My first memory of coffee was making drinks for my dad when I was 16 or 17, which I vividly remember him taking as a quarter teaspoon, no milk and no sugar. I started drinking coffee myself when I would go out with my family for a meal, and I’d order a coffee instead of a dessert. I would pick a cappuccino or a latte as I preferred the taste to something sweet after eating.
I was only really drinking milky coffees at this point, nothing black or Espresso heavy as I just found it easy to stomach at that age. Even from an early age it’s been an enjoyable experience and I didn’t really have any moments where I questioned whether coffee was something I could regularly drink.
The only thing which has changed in my coffee journey from the early years is my gradual shift away from those milky Cappuccinos and Lattes, and towards different drinks like an Americano or just a straight Espresso. The milk element can become sickly if you’re drinking it regularly and that was the main motivation for changing my habit.
As I say, I’ve had both at different points in my life but right now I’m firmly in the black coffee camp. I don’t take my coffee with sugar and I never have – when I was younger my grandma would tell me about her time growing up when sugar was rationed which resonated with me and made me cut it from my hot drinks. Although this was with tea, I’d got used to not having sugar in my drinks and so I can’t now drink sweet coffees!
Americano – a regular if I’m ordering out and sometimes with hot whole milk, mainly if it’s a cold winter day. Generally speaking though it’s Americano because that’s the drink I can consume regularly each and every day.
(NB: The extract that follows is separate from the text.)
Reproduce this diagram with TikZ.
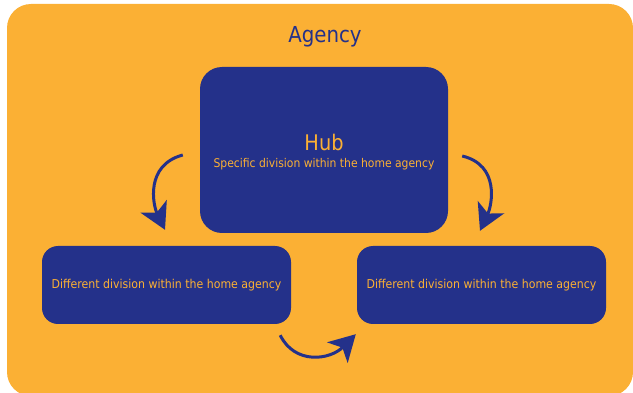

The best coffee I’ve had in my time in the industry came out of an Evoca La Radiosa machine, but I do also appreciate the quality of coffee that you get out of Franke machines. Answering this question makes me appreciate how spoilt we are by great quality coffee and great machines.
Interestingly I’ve seen some slightly different trends to some of my colleagues, in that more of my clients are now asking about whether fresh milk machines are right for their company – especially with the rise of veganism and the need to cater for those with more specific dietary requirements. In reality for a lot of the clients I work with, GSM (Granulated Skimmed Milk) is perfect because of the lower maintenance overhead and the quality of GSM being high enough to still deliver a great cup of coffee.
In a similar sense, the manufacturing and industrial clients that I manage are not necessarily as bought in to the rise of the high street coffee chains, and they want something warm and wet – there will always be a place for this quick and convenient, no-frills coffee.
Outside of the manufacturing sector though, I would say that there has been a move towards high quality, highly personalised coffee and that has been driven by the growth of high street brands over the last 10-15 years. I can completely understand how employers now feel that their workers in highly urbanised areas are demanding a better quality of drink, and how it helps with recruitment and retention of staff.
We do a lot more than just coffee, whether it’s selling and installing cutting-edge solutions like Smart Fridges, or a new Deli Café micro market, through to your standard cold drink and snack machines.
Does it help to have a passion for coffee? Yes. Is it essential for the job that I’m in? No – it’s more important that you have a thorough knowledge of all the different solutions that we offer and can find the right solutions for every client. That said, I do love my coffee and I’m extremely fortunate to have the opportunity to work with great manufacturers and suppliers in the coffee space.